The positive case is straightforward: the model is close enough to frontier coding models for many sub-tasks, and the preview price is hard to ignore. Users discussed cost-optimized multi-agent systems, YaRN-based context extension, fewer retries in multi-step agent tasks compared with Qwen 3.5, and improved tool-calling consistency.

The negative case focused on framing and reliability. The comparison against Claude Opus 4.5 drew complaints because Opus 4.6 was already available. Users also reported frequent tool-calling errors and real-world throughput of 15-30 tokens per second on the free tier, far below the official 158 tokens per second throughput figure.

The closed-source shift produced the bluntest criticism. One reaction in the Korean source framed the smaller free models as advertising rather than generosity. That criticism cuts at Qwen's previous trust base: if the open ecosystem was a path to developer adoption, teams now have to ask which future models will remain open and which will move behind Alibaba's commercial interfaces.

Agentic coding becomes a multi-dimensional competition

Qwen3.6-Plus points to four changes in the coding-agent market.

First, agentic coding is becoming a default model requirement. Alibaba is not offering tool use as an afterthought. The model is packaged around long context, persistent reasoning, function calling, and multimodal task execution. Claude Code, Cursor, and Copilot are moving in the same direction, and a free Qwen preview makes the race more aggressive.

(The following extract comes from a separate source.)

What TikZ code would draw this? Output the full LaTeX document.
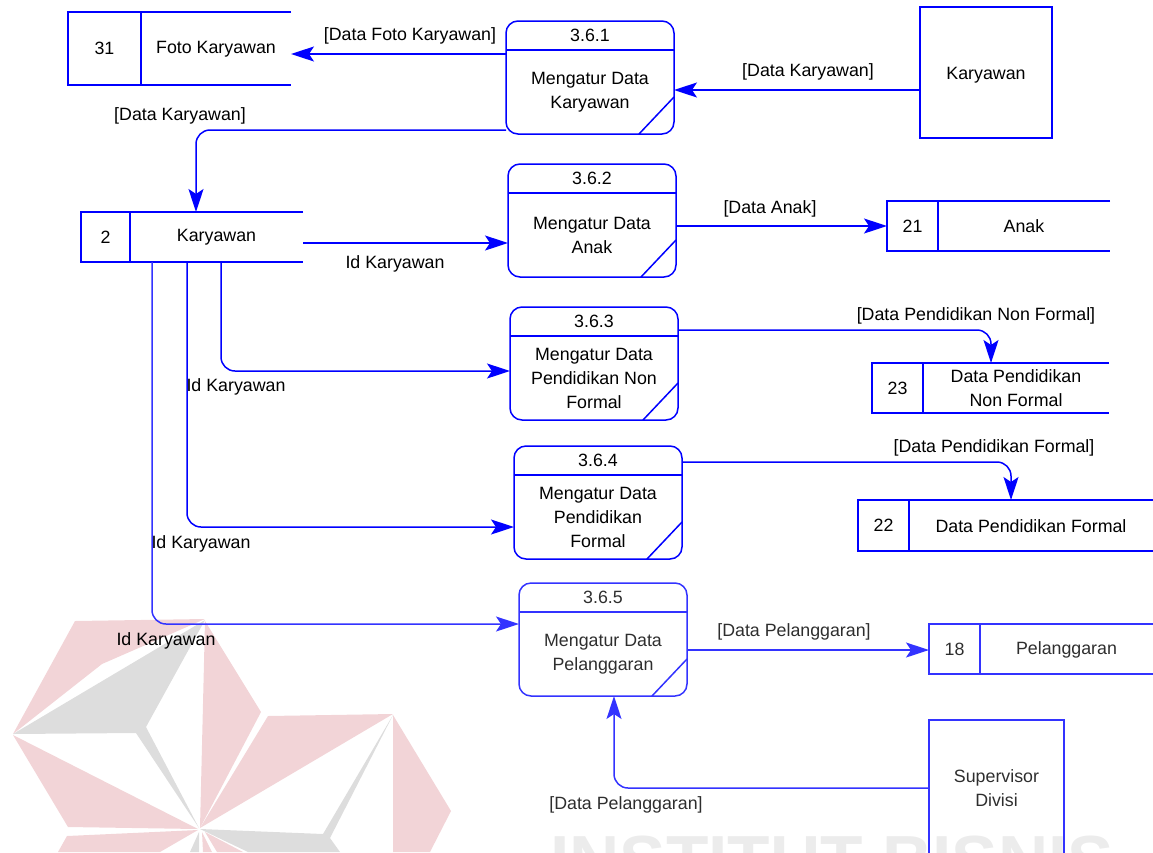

Second, the post-preview price will decide much of the market impact. Free access can move developers into the ecosystem, but the long-term effect depends on the production pricing Alibaba chooses after the preview. A free-to-paid conversion is normal cloud strategy; the question is whether the final price still makes Qwen3.6-Plus attractive as a high-volume coding-agent model.

Third, open-source Qwen now carries uncertainty. A leadership departure plus three consecutive closed releases is a clear signal that flagship openness is no longer automatic. Projects and companies depending on open Qwen releases do not need to abandon them immediately, but they should plan for a world where the strongest future Qwen models arrive as APIs first.

Fourth, security and hallucination are becoming central agentic-coding metrics. The 43.3% security score and 26.5% hallucination rate in the Korean source are not small footnotes. When a model can autonomously edit and execute code, a security miss or confident false diagnosis becomes operational risk. Production adoption will depend on model quality, but also on sandboxing, code review, policy enforcement, and evaluation loops.

The coding-agent market is no longer a single leaderboard. Price, security, ecosystem openness, API compatibility, latency, and real-world reliability all matter. Qwen3.6-Plus captures that complexity in one release: a Terminal-Bench win, a closed-source controversy, a free API preview, and security numbers that demand caution.

For builders, the practical reading is narrow. Qwen3.6-Plus is worth testing as a cost-efficient agent or sub-agent, especially where OpenAI or Anthropic API compatibility already exists. It is not a model to trust blindly with production code. Its launch shows that agentic coding is now a platform competition, and Qwen's platform is moving closer to Alibaba's commercial cloud strategy.